Jennifer Lopez i Ben Affleck znów są razem i kolejny raz planują ślub. Do pierwszego, planowanego wiele lat temu, nie doszło, bo para się rozstała. Czy i tym razem może być podobnie? Zagraniczne media donoszą o niesnaskach w związku. Chodzi o inną kobietę.
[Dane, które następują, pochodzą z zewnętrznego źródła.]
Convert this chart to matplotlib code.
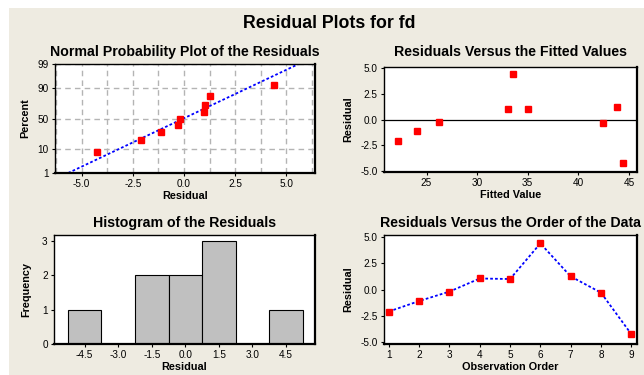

Minął zaledwie miesiąc od kiedy Jennifer Lopez zaprezentowała pierścionek zaręczynowy, który dostała - kolejny już raz - od Bena Afflecka. Po pewnym czasie od oficjalnego ujawnienia, że byli partnerzy znów są razem, pojawiły się pogłoski o ślubie. Jak wiadomo wielbicielom "Bennifer" - bo tak określany jest związek Bena i Jen - para już raz planowała stanąć na ślubnym kobiercu i choć wszyscy im kibicowali, ostatecznie na krótko przed ceremonią do mediów dotarły wiadomości o rozpadzie związku. Jednak w przypadku piosenkarki i aktora powiedzenie, że stara miłość nie rdzewieje, świetnie się sprawdza, bo zakochani do siebie wrócili po kilkunastu latach i wreszcie chcą przypieczętować swój związek.
Nic dziwnego, że w obliczu tak poważnych planów pojawiają się wątpliwości fanów, czy oby tym razem do ceremonii na pewno dojdzie. W mediach właśnie pojawiły się wieści o pierwszych zgrzytach w odnowionym związku piosenkarki i aktora. Okazuje się, że powodem niesnasek ma być inna kobieta.
Zobacz także: TVP pokazała pocałunek pary jednopłciowej. Wszystko podczas transmisji Eurowizji [WIDEO]
Pierwsze problemy w związku Jennifer Lopez i Bena Afflecka?
Jak donosi magazyn New Idea, podobno Jennifer była bliska odwołać ślub, kiedy dowiedziała się, że Ben był aktywny w aplikacji randkowej dla celebrytów i nawet miał dopasowanie z amerykańską celebrytką i właścicielką luksusowej agencji nieruchomości Emmą Hernan. Gwiazda była wściekła, ale ostatecznie dała się "ugłaskać", kiedy przedstawiciel Afflecka w wypowiedzi dla magazynu "People" ujawnił, że Raya potwierdza, że Ben nie był aktywny w apce od kilku lat. Potem o komentarz poproszona została sama Hernan. W wypowiedzi dla Daily Pop wyjaśniła, że wiadomości z Benem do siebie kilkakrotnie pisali, jednak było to w 2019 roku.
To był 2019 rok. Mała, drobna rzecz i została nieprawdopodobnie rozdmuchana (...). To był naprawdę drobiazg. Koniec historii. Zamykamy temat - powiedziała celebrytka.
Mimo wszystko, źródło New Idea podkreśla, że Jen była bardzo rozgoryczona, bo podobne historie przerabiała w przeszłości.
Jen przeszła przez to z wieloma swoimi byłymi. Ona nie toleruje oszustów - cytuje magazyn.
Wygląda na to, że póki co czarne chmury zostały rozwiane.